Source code of charts:
********************

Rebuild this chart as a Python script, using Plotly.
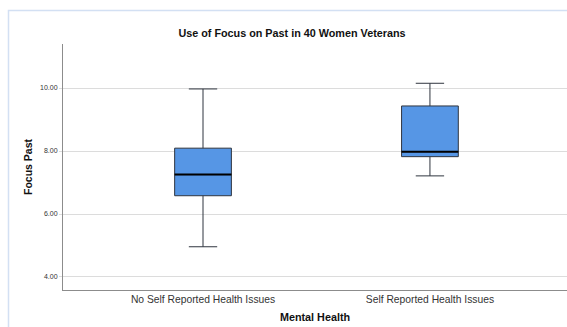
import plotly.graph_objects as go

# Group labels and five-number summaries of "Focus Past" scores
groups = ["No Self Reported Health Issues", "Self Reported Health Issues"]
lower_whisker = [4.96, 7.21]
q1 = [6.58, 7.82]
median = [7.25, 7.98]
q3 = [8.09, 9.43]
upper_whisker = [9.97, 10.15]
y_ticks = [4, 6, 8, 10]
y_tick_labels = ["4.00", "6.00", "8.00", "10.00"]

W, H = 567, 327
ML, MR, MT, MB = 63, 0, 44, 37
plot_w = W - ML - MR
plot_h = H - MT - MB

positions = list(range(len(groups)))
box_w = 0.25

fig = go.Figure()
fig.add_trace(go.Box(
    x=positions,
    q1=q1, median=median, q3=q3,
    lowerfence=lower_whisker, upperfence=upper_whisker,
    width=box_w,
    whiskerwidth=0.5,
    fillcolor="#5696E5",
    line=dict(color="#2f353f", width=1),
    boxpoints=False,
    showlegend=False,
    hoverinfo="skip",
))

# Heavier median bars drawn on top of each box
mx, my = [], []
for p, m in zip(positions, median):
    mx += [p - box_w / 2, p + box_w / 2, None]
    my += [m, m, None]
fig.add_trace(go.Scatter(
    x=mx, y=my, mode="lines",
    line=dict(color="#000000", width=2),
    showlegend=False, hoverinfo="skip",
))

# Light blue frame around the chart panel
def px_to_paper_x(px):
    return (px - ML) / plot_w

def px_to_paper_y(py):
    return (H - MB - py) / plot_h

fig.add_shape(
    type="rect", xref="paper", yref="paper",
    x0=px_to_paper_x(8.5), x1=px_to_paper_x(W + 20),
    y0=px_to_paper_y(H + 20), y1=px_to_paper_y(10.5),
    line=dict(color="#d3e0f3", width=1.5),
    fillcolor="rgba(0,0,0,0)", layer="below",
)

font_family = "Liberation Sans, Arial, sans-serif"

fig.update_layout(
    width=W, height=H,
    margin=dict(l=ML, r=MR, t=MT, b=MB, pad=0),
    paper_bgcolor="white", plot_bgcolor="white",
    font=dict(family=font_family, color="#222222"),
    title=dict(
        text="<b>Use of Focus on Past in 40 Women Veterans</b>",
        x=292 / W, xanchor="center", xref="container",
        y=1 - 33 / H, yanchor="middle", yref="container",
        font=dict(size=10.8, color="#111111"),
    ),
    xaxis=dict(
        range=[-0.617, 1.604],
        tickvals=positions, ticktext=groups,
        tickfont=dict(size=10.3, color="#333333"),
        showgrid=False, zeroline=False,
        showline=True, linecolor="#8c8c8c", linewidth=1,
        ticks="", ticklen=0,
        title=dict(text="<b>Mental Health</b>", font=dict(size=10.8, color="#111111"), standoff=9),
    ),
    yaxis=dict(
        range=[3.587, 11.397],
        tickvals=y_ticks, ticktext=y_tick_labels,
        tickfont=dict(size=7, color="#333333"),
        showgrid=True, gridcolor="#dcdcdc", gridwidth=1,
        zeroline=False,
        showline=True, linecolor="#8c8c8c", linewidth=1,
        ticks="outside", ticklen=3, tickcolor="#dcdcdc",
        title=dict(text="<b>Focus Past</b>", font=dict(size=10.5, color="#111111"), standoff=5),
    ),
)

fig.write_html("out.html")
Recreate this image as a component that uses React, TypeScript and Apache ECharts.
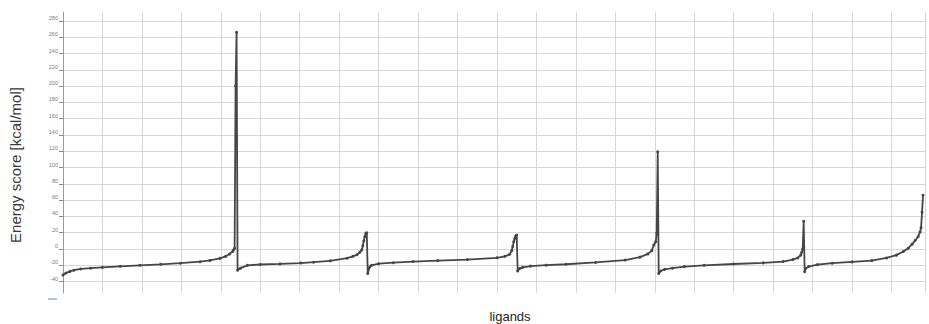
import { useEffect, useRef } from "react";
import * as echarts from "echarts";

// Ligand rank (position in the combined, per-run sorted list) and its docking energy score.
// Six docking runs, each sorted ascending, are laid end to end.
const ligandRank = [
  // run 1
  0, 3, 7, 11, 18, 28, 40, 58, 78, 99, 119, 139, 149, 159, 165, 169, 172, 173, 174, 175, 176,
  // run 2
  177, 180, 187, 200, 220, 241, 254, 271, 288, 294, 298, 301, 303, 304, 305, 306, 307, 308,
  // run 3
  309, 311, 313, 320, 335, 355, 380, 410, 440, 448, 453, 455, 456, 457, 458, 459, 460,
  // run 4
  461, 463, 466, 474, 490, 510, 540, 570, 585, 593, 597, 599, 601, 602, 603,
  // run 5
  604, 606, 610, 618, 630, 650, 680, 710, 730, 740, 745, 748, 749, 750, 751,
  // run 6
  752, 753, 756, 765, 780, 800, 820, 835, 845, 852, 857, 861, 864, 867, 869, 870, 871, 872,
];

const energyScore = [
  // run 1
  -32, -29.5, -27.5, -26, -24.5, -23.5, -22.5, -21.2, -20, -18.8, -17.4, -15.6, -14, -11.5, -9, -6, -3, -1, 1, 200, 266,
  // run 2
  -26, -23.5, -20, -19, -18.3, -17.3, -16.2, -14.5, -11.3, -9, -7, -4, -1, 4, 10, 15, 19, 20,
  // run 3
  -30, -22, -20, -18, -16.8, -15.4, -14.3, -13, -10.8, -9, -6.5, -2, 3, 9, 13, 16, 17,
  // run 4
  -27, -24, -22.5, -21, -19.8, -18.7, -16.5, -13.6, -10, -6, -2, 5, 9, 19.5, 119.5,
  // run 5
  -30, -27, -25, -23.5, -21.6, -20, -18.4, -17, -15.4, -13, -11, -7.5, -4, 0, 34,
  // run 6
  -28, -24, -21.5, -19.2, -17.4, -15.8, -14.2, -11, -7.5, -3, 1, 6, 10.5, 15, 21, 26, 45, 66,
];

const yTickValues = [-40, -20, 0, 20, 40, 60, 80, 100, 120, 140, 160, 180, 200, 220, 240, 260, 280];

const yTitle = "Energy score [kcal/mol]";
const xTitle = "ligands";

const FONT = "'Liberation Sans', Arial, Helvetica, sans-serif";
const GRID_COLOR = "#d6d6d6";
const LINE_COLOR = "#464646";

export default function App() {
  const ref = useRef<HTMLDivElement>(null);

  useEffect(() => {
    if (!ref.current) return;
    const chart = echarts.init(ref.current, null, { renderer: "svg" });
    chart.setOption({
      animation: false,
      backgroundColor: "#ffffff",
      grid: { left: 63, right: 4, top: 12, bottom: 31 },
      xAxis: {
        type: "value",
        min: 0,
        max: 874,
        interval: 40,
        axisLine: { show: false },
        axisTick: { show: false },
        axisLabel: { show: false },
        splitLine: { show: true, lineStyle: { color: GRID_COLOR, width: 1 } },
      },
      yAxis: {
        type: "value",
        min: -54,
        max: 291,
        axisLine: { show: true, lineStyle: { color: "#9a9a9a", width: 1 } },
        axisTick: {
          show: true,
          length: 4,
          customValues: yTickValues,
          lineStyle: { color: "#8a8a8a" },
        },
        axisLabel: {
          customValues: yTickValues,
          fontSize: 5.5,
          fontFamily: FONT,
          color: "#7a7a7a",
          margin: 5,
          verticalAlign: "bottom",
        },
        splitLine: { show: true, lineStyle: { color: GRID_COLOR, width: 1 } },
      },
      series: [
        {
          type: "line",
          data: ligandRank.map((r, i) => [r, energyScore[i]]),
          symbol: "circle",
          symbolSize: 3,
          showSymbol: true,
          silent: true,
          lineStyle: { color: LINE_COLOR, width: 1.8 },
          itemStyle: { color: LINE_COLOR },
        },
      ],
      graphic: [
        {
          type: "text",
          x: 15,
          y: 165,
          rotation: Math.PI / 2,
          style: {
            text: yTitle,
            fontSize: 15,
            fontFamily: FONT,
            fill: "#3a3a3a",
            align: "center",
            verticalAlign: "middle",
          },
        },
        {
          type: "text",
          x: 510,
          y: 316,
          style: {
            text: xTitle,
            fontSize: 13,
            fontFamily: FONT,
            fill: "#1e1e1e",
            align: "center",
            verticalAlign: "middle",
          },
        },
        {
          type: "line",
          shape: { x1: 48, y1: 299, x2: 57, y2: 299 },
          style: { stroke: "#8fb0dd", lineWidth: 1.5 },
        },
      ],
    });
    return () => chart.dispose();
  }, []);

  return (
    <div
      ref={ref}
      style={{ position: "fixed", left: 0, top: 0, width: 929, height: 324, background: "#ffffff" }}
    />
  );
}
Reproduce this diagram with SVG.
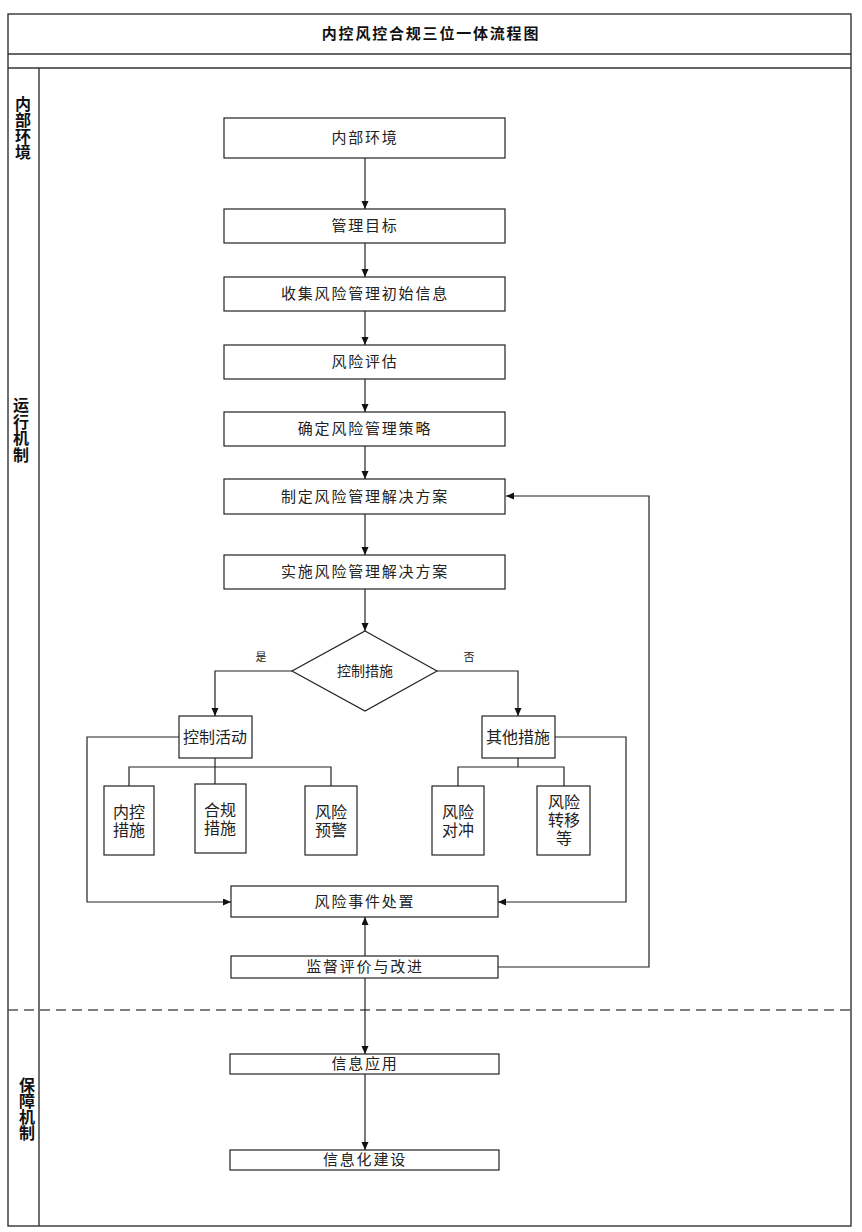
<svg xmlns="http://www.w3.org/2000/svg" width="862" height="1232" viewBox="0 0 862 1232">
<style>
.frame{fill:none;stroke:#333;stroke-width:1.4}
.box{fill:#fff;stroke:#222;stroke-width:1.2}
.t{font-family:"Liberation Serif","Noto Sans CJK SC",serif;font-size:15px;fill:#222;text-anchor:middle;letter-spacing:1.8px}
.s{font-family:"Liberation Serif","Noto Sans CJK SC",serif;font-size:16px;fill:#222;text-anchor:middle}
.lbl{font-family:"Liberation Serif","Noto Sans CJK SC",serif;font-size:11px;fill:#222;text-anchor:middle}
.lane{font-family:"Liberation Sans","Noto Sans CJK SC",sans-serif;font-size:16px;font-weight:bold;fill:#111;text-anchor:middle}
.title{font-family:"Liberation Sans","Noto Sans CJK SC",sans-serif;font-size:15px;font-weight:bold;fill:#111;text-anchor:middle;letter-spacing:1.8px}
.c{fill:none;stroke:#222;stroke-width:1.2}
.ca{fill:none;stroke:#222;stroke-width:1.2;marker-end:url(#arr)}
</style>
<defs>
<marker id="arr" markerWidth="8" markerHeight="8" refX="8" refY="3.5" orient="auto" markerUnits="userSpaceOnUse">
<path d="M0,0 L8,3.5 L0,7 z" fill="#111"/>
</marker>
</defs>
<rect width="862" height="1232" fill="#fff"/>
<g id="frame">
<rect class="frame" x="8" y="14" width="843" height="1212"/>
<line class="frame" x1="8" y1="54" x2="851" y2="54"/>
<line class="frame" x1="8" y1="68" x2="851" y2="68"/>
<line class="frame" x1="39" y1="68" x2="39" y2="1226"/>
<line x1="8" y1="1010" x2="851" y2="1010" stroke="#555" stroke-width="1.3" stroke-dasharray="10,6"/>
<text class="title" x="431" y="39">内控风控合规三位一体流程图</text>
</g>
<g id="lane-internal">
<text class="lane" x="23" y="110">内</text>
<text class="lane" x="23" y="126">部</text>
<text class="lane" x="23" y="142">环</text>
<text class="lane" x="23" y="158">境</text>
</g>
<g id="lane-operation">
<text class="lane" x="21" y="411">运</text>
<text class="lane" x="21" y="428">行</text>
<text class="lane" x="21" y="444">机</text>
<text class="lane" x="21" y="461">制</text>
</g>
<g id="lane-support">
<text class="lane" x="27" y="1091">保</text>
<text class="lane" x="27" y="1107">障</text>
<text class="lane" x="27" y="1123">机</text>
<text class="lane" x="27" y="1139">制</text>
</g>
<g id="connectors">
<path class="ca" d="M365,158 V209"/>
<path class="ca" d="M365,243 V277"/>
<path class="ca" d="M365,311 V345"/>
<path class="ca" d="M365,379 V412"/>
<path class="ca" d="M365,446 V479"/>
<path class="ca" d="M365,514 V555"/>
<path class="ca" d="M365,589 V631"/>
<path class="ca" d="M292,671 H215 V716"/>
<path class="ca" d="M437,671 H518 V716"/>
<path class="c" d="M215,758 V784"/>
<path class="c" d="M129,786 V767 H331 V786"/>
<path class="c" d="M518,758 V767"/>
<path class="c" d="M458,786 V767 H564 V786"/>
<path class="ca" d="M179,737 H87 V902 H231"/>
<path class="ca" d="M555,737 H626 V902 H498"/>
<path class="ca" d="M365,956 V917"/>
<path class="ca" d="M498,967 H649 V496 H506"/>
<path class="ca" d="M365,978 V1054"/>
<path class="ca" d="M365,1074 V1150"/>
<text class="lbl" x="261" y="661">是</text>
<text class="lbl" x="469" y="661">否</text>
</g>
<g id="n1"><rect class="box" x="224" y="118" width="281" height="40"/><text class="t" x="365" y="143">内部环境</text></g>
<g id="n2"><rect class="box" x="224" y="209" width="281" height="34"/><text class="t" x="365" y="231">管理目标</text></g>
<g id="n3"><rect class="box" x="224" y="277" width="281" height="34"/><text class="t" x="365" y="299">收集风险管理初始信息</text></g>
<g id="n4"><rect class="box" x="224" y="345" width="281" height="34"/><text class="t" x="365" y="367">风险评估</text></g>
<g id="n5"><rect class="box" x="224" y="412" width="281" height="34"/><text class="t" x="365" y="434">确定风险管理策略</text></g>
<g id="n6"><rect class="box" x="224" y="479" width="281" height="35"/><text class="t" x="365" y="502">制定风险管理解决方案</text></g>
<g id="n7"><rect class="box" x="224" y="555" width="281" height="34"/><text class="t" x="365" y="577">实施风险管理解决方案</text></g>
<g id="d1"><path class="box" d="M365,631 L437,671 L365,711 L292,671 z"/><text class="s" x="365" y="676" style="font-size:14px">控制措施</text></g>
<g id="n8"><rect class="box" x="179" y="716" width="73" height="42"/><text class="s" x="215" y="743">控制活动</text></g>
<g id="n9"><rect class="box" x="482" y="716" width="73" height="42"/><text class="s" x="518" y="743">其他措施</text></g>
<g id="n10"><rect class="box" x="104" y="786" width="50" height="69"/><text class="s" x="129" y="818">内控</text><text class="s" x="129" y="836">措施</text></g>
<g id="n11"><rect class="box" x="195" y="784" width="51" height="69"/><text class="s" x="220" y="816">合规</text><text class="s" x="220" y="834">措施</text></g>
<g id="n12"><rect class="box" x="305" y="786" width="52" height="69"/><text class="s" x="331" y="818">风险</text><text class="s" x="331" y="836">预警</text></g>
<g id="n13"><rect class="box" x="432" y="786" width="52" height="69"/><text class="s" x="458" y="818">风险</text><text class="s" x="458" y="836">对冲</text></g>
<g id="n14"><rect class="box" x="537" y="786" width="53" height="69"/><text class="s" x="564" y="808">风险</text><text class="s" x="564" y="826">转移</text><text class="s" x="564" y="844">等</text></g>
<g id="n15"><rect class="box" x="231" y="886" width="267" height="31"/><text class="t" x="365" y="907">风险事件处置</text></g>
<g id="n16"><rect class="box" x="231" y="956" width="267" height="22"/><text class="t" x="365" y="972">监督评价与改进</text></g>
<g id="n17"><rect class="box" x="230" y="1054" width="269" height="20"/><text class="t" x="365" y="1069">信息应用</text></g>
<g id="n18"><rect class="box" x="230" y="1150" width="269" height="20"/><text class="t" x="365" y="1165">信息化建设</text></g>
</svg>
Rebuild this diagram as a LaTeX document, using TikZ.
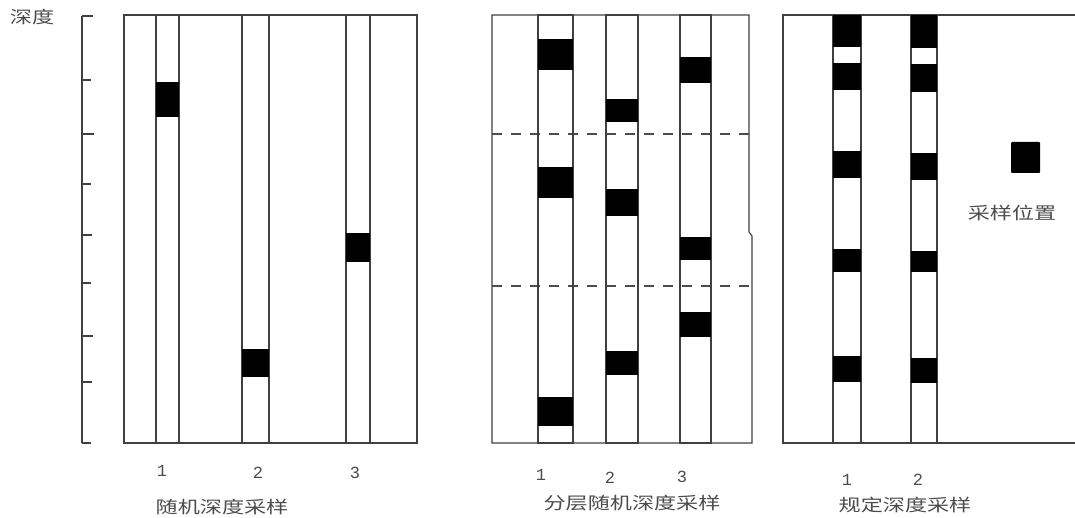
\documentclass[tikz,border=0pt]{standalone}
\usepackage{fontspec}
\newfontfamily\cjk{Noto Sans CJK SC}
\newfontfamily\digitfont{Liberation Mono}
\begin{document}
\begin{tikzpicture}[x=1pt,y=-1pt,
  frame/.style={draw=black!75,line width=1.1pt},
  col/.style={draw=black!75,line width=1.1pt},
  sample/.style={fill=black},
  layer/.style={draw=black!70,line width=1.1pt,dash pattern=on 10pt off 9pt},
  cjklabel/.style={text=black!70,font=\cjk\fontsize{17}{17}\selectfont,xscale=1.3,inner sep=0pt},
  numlabel/.style={text=black!70,font=\digitfont\fontsize{17}{17}\selectfont,inner sep=0pt}]
\useasboundingbox (0,0) rectangle (1075,518);
% depth axis
\node[cjklabel] (depth) at (32,17) {深度};
\draw[frame] (82,16) coordinate (ax0) -- (82,443) coordinate (ax1);
\foreach \y/\l in {16/11,80/9,134/12,184/9,235/10,283/9,336/11,382/10,443/9}
  \draw[frame] (82,\y) -- ++(\l,0);
% panel 1
\draw[frame] (124,15) rectangle (417,443);
\draw[col] (156,15) rectangle (179,443);
\draw[col] (242,15) rectangle (269,443);
\draw[col] (346,15) rectangle (370,443);
\fill[sample] (156,82) rectangle (179,117);
\fill[sample] (242,349) rectangle (269,377);
\fill[sample] (346,233) rectangle (370,262);
\node[numlabel] (p1a) at (162,471) {1};
\node[numlabel] (p1b) at (258,473) {2};
\node[numlabel] (p1c) at (355,473) {3};
\node[cjklabel] (t1) at (222,507) {随机深度采样};
% panel 2
\draw[frame] (749,15) -- (492,15) -- (492,443) -- (752,443) -- (752,236) -- (749,232) -- cycle;
\draw[layer] (492,134) -- (749,134);
\draw[layer] (492,286) -- (752,286);
\draw[col] (538,15) rectangle (573,443);
\draw[col] (606,15) rectangle (638,443);
\draw[col] (680,15) rectangle (711,443);
\fill[sample] (538,39) rectangle (573,70);
\fill[sample] (538,167) rectangle (573,198);
\fill[sample] (538,397) rectangle (573,426);
\fill[sample] (606,99) rectangle (638,122);
\fill[sample] (606,189) rectangle (638,216);
\fill[sample] (606,351) rectangle (638,375);
\fill[sample] (680,57) rectangle (711,83);
\fill[sample] (680,237) rectangle (711,260);
\fill[sample] (680,312) rectangle (711,337);
\node[numlabel] (p2a) at (541,475) {1};
\node[numlabel] (p2b) at (610,478) {2};
\node[numlabel] (p2c) at (682,477) {3};
\node[cjklabel] (t2) at (632,503) {分层随机深度采样};
% panel 3
\draw[frame] (1075,15) -- (783,15) -- (783,443) -- (1075,443);
\draw[col] (833,15) rectangle (861,443);
\draw[col] (911,15) rectangle (937,443);
\foreach \a/\b in {15/47,63/90,151/178,249/272,356/382}
  \fill[sample] (833,\a) rectangle (861,\b);
\foreach \a/\b in {15/48,64/92,153/180,251/272,358/383}
  \fill[sample] (911,\a) rectangle (937,\b);
\node[numlabel] (p3a) at (847,480) {1};
\node[numlabel] (p3b) at (918,480) {2};
\node[cjklabel] (t3) at (905,505) {规定深度采样};
% legend
\node[sample,rounded corners=1pt,minimum width=29pt,minimum height=31pt,inner sep=0pt] (legbox) at (1025.5,157.5) {};
\node[cjklabel] (legtext) at (1012,213) {采样位置};
\end{tikzpicture}
\end{document}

********************

Task directions:
Pictures stay out. Print the data exactly, from its first line through the line containing "import plotly.graph_objects as go".

Solution for this exercise:
Rebuild this chart as a Python script, using Plotly.
import plotly.graph_objects as go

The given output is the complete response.